This is the project for the statistical inference class. Simulation technique is used to explore inference and inferential data analysis. The project consists of two parts:

  1. A simulation exercise
  2. Basic inferential data analysis

1. A simulation exercise

In this project we will investigate the exponential distribution in R and compare it with the Central Limit Theorem. The exponential distribution can be simulated in R with rexp(n, lambda) where lambda is the rate parameter.
The mean of exponential distribution is 1/lambda and the standard deviation is also 1/lambda. Set lambda = 0.2 for all of the simulations. We will investigate the distribution of averages of 40 exponentials.

# set seed for reproducability
set.seed(31)

# set lambda to 0.2
lambda <- 0.2

# total 40 exponential samples
n <- 40

# 1000 simulations
simulations <- 1000

# simulate the exponential samples
simulated_exponentials <- replicate(simulations, rexp(n, lambda))

# calculate mean of exponentials
means_exponentials <- apply(simulated_exponentials, 2, mean)
head(means_exponentials)
## [1] 5.631731 6.657405 5.450215 5.109764 4.916998 3.523230

Now with this simulation we will try to answer the questions asked in the project

1. Show the sample mean and compare it to the theoretical mean of the distribution.

Sample mean :-

sample_mean<- mean(means_exponentials)
sample_mean
## [1] 4.993867

Theoretical mean :-

theoretical_mean <- 1/lambda
theoretical_mean
## [1] 5

Below picture explains the comparision between above two means graphically.

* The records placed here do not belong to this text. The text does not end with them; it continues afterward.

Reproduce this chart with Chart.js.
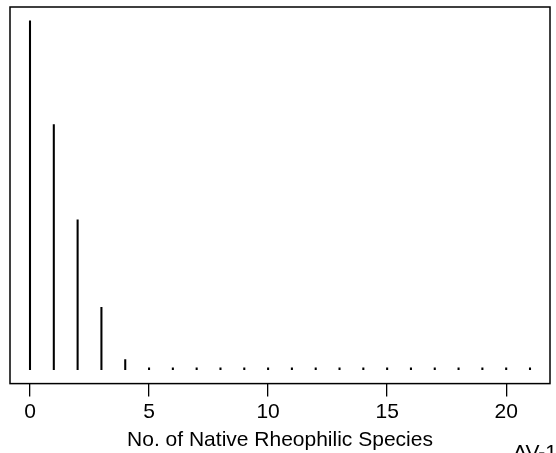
<!DOCTYPE html>
<html>
<head>
<meta charset="utf-8">
<script src="https://cdn.jsdelivr.net/npm/chart.js@4"></script>
<style>
  html, body { margin: 0; padding: 0; background: #fff; overflow: hidden; }
  #wrap { position: relative; width: 556px; height: 453px; overflow: hidden; }
  #tag { position: absolute; left: 513px; top: 440px; font: 21px "Liberation Sans", Arial, sans-serif; color: #000; white-space: nowrap; }
</style>
</head>
<body>
<div id="wrap">
  <canvas id="myChart" width="556" height="453"></canvas>
  <div id="tag">AV-1</div>
</div>
<script>
// number of native rheophilic species (0..21) and relative frequency
const species = [0, 1, 2, 3, 4, 5, 6, 7, 8, 9, 10, 11, 12, 13, 14, 15, 16, 17, 18, 19, 20, 21];
const freq = [1.0, 0.703, 0.43, 0.179, 0.029, 0.005, 0.005, 0.005, 0.005, 0.005, 0.005,
  0.005, 0.005, 0.005, 0.005, 0.005, 0.005, 0.005, 0.005, 0.005, 0.005, 0.005];
const xTicks = [0, 5, 10, 15, 20];
const xTitle = "No. of Native Rheophilic Species";

const font = { family: "'Liberation Sans', Arial, sans-serif", size: 21 };

const boxPlugin = {
  id: "box",
  afterDraw(chart) {
    const { ctx, chartArea: a } = chart;
    ctx.save();
    ctx.strokeStyle = "#000";
    ctx.lineWidth = 1.5;
    ctx.strokeRect(a.left, a.top, a.right - a.left, a.bottom - a.top);
    ctx.restore();
  },
};

const ctx = document.getElementById("myChart");
new Chart(ctx, {
  type: "bar",
  data: {
    datasets: [
      {
        data: species.map((s, i) => ({ x: s, y: freq[i] })),
        backgroundColor: "#000",
        borderWidth: 0,
        barThickness: 1.4,
      },
    ],
  },
  options: {
    responsive: false,
    animation: false,
    events: [],
    layout: { padding: { left: 10, right: 6, top: 7, bottom: 0 } },
    plugins: { legend: { display: false }, tooltip: { enabled: false } },
    scales: {
      x: {
        type: "linear",
        min: -0.84,
        max: 21.84,
        offset: false,
        afterBuildTicks: (axis) => {
          axis.ticks = xTicks.map((v) => ({ value: v }));
        },
        grid: { offset: false, drawOnChartArea: false, color: "#000", lineWidth: 1.3, tickLength: 13 },
        border: { display: false },
        ticks: { color: "#000", font: font, padding: 3, maxRotation: 0 },
        title: { display: true, text: xTitle, color: "#000", font: font, padding: { top: 0, bottom: 0 } },
      },
      y: {
        display: false,
        min: -0.04,
        max: 1.04,
      },
    },
  },
  plugins: [boxPlugin],
});
</script>
</body>
</html>
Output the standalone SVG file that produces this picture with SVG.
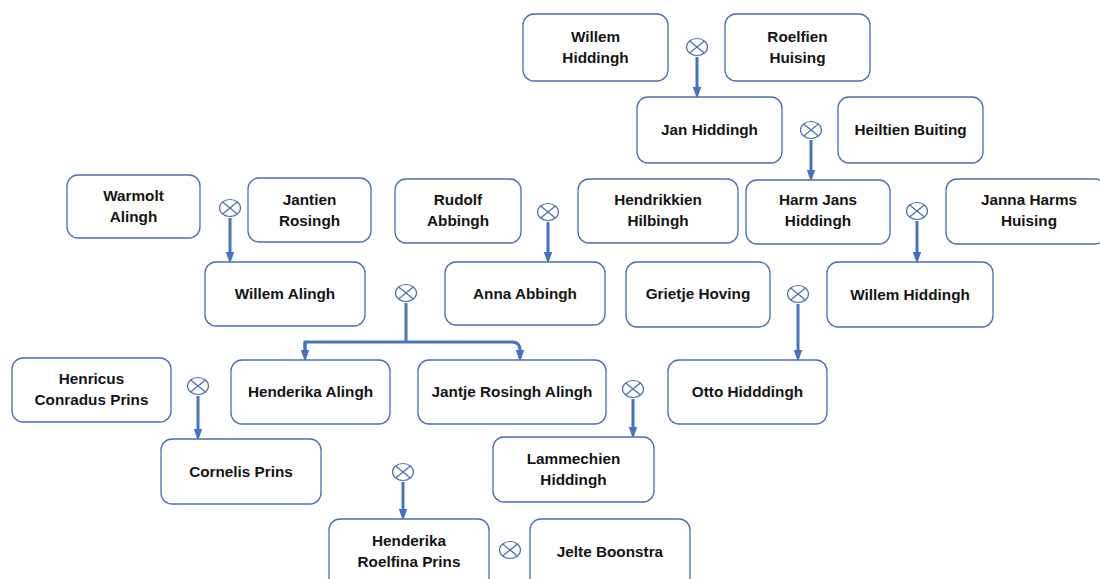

hist(means_exponentials, xlab = "Mean", main = "Exponential Function Simulations")
abline(v = sample_mean, col = "red")
abline(v = theoretical_mean, col = "blue")

Inference 1

The sample mean 4.9938666 and theoretical mean 5 are approximately same. Hence the mean is very close to the centre of distribution of averages of 40 exponentials.

2. Show how variable of the sample is (via variance) and compare it to the theoretical variance of the distribution.

Standard Deviation of the distribution :-

SD_dist <- sd(means_exponentials)
SD_dist
## [1] 0.7931608

Standard Deviation of the theorytical expression :-

SD_theory <- 1/lambda/sqrt(n)
SD_theory
## [1] 0.7905694

Variance of Distribution :-

var_dist <- SD_dist^2
var_dist
## [1] 0.6291041

Variance of thorytical expression :-

var_theory <- SD_theory ^2
var_theory
## [1] 0.625

Inference 2

The distribution SD and theorytical SD are same. 0.7931608 ~ 0.7905694.
The distribution variance and theorytical variance are same. 0.6291041 ~ 0.625.

3. Show that the distribution is approximately normal.

xfit <- seq(min(means_exponentials), max(means_exponentials), length=100)
yfit <- dnorm(xfit, mean=1/lambda, sd=(1/lambda/sqrt(n)))
hist(means_exponentials,breaks=n,prob=T,col="blue",xlab = "means",main="Density of means",ylab="density")
lines(xfit, yfit, pch=22, col="black", lty=5)

Compare the distribution of averages of 40 exponentials to a normal distribution

qqnorm(means_exponentials)
qqline(means_exponentials, col = 2)

Inference 3

The distribution of 40 exponentials almost similar to normal distribution.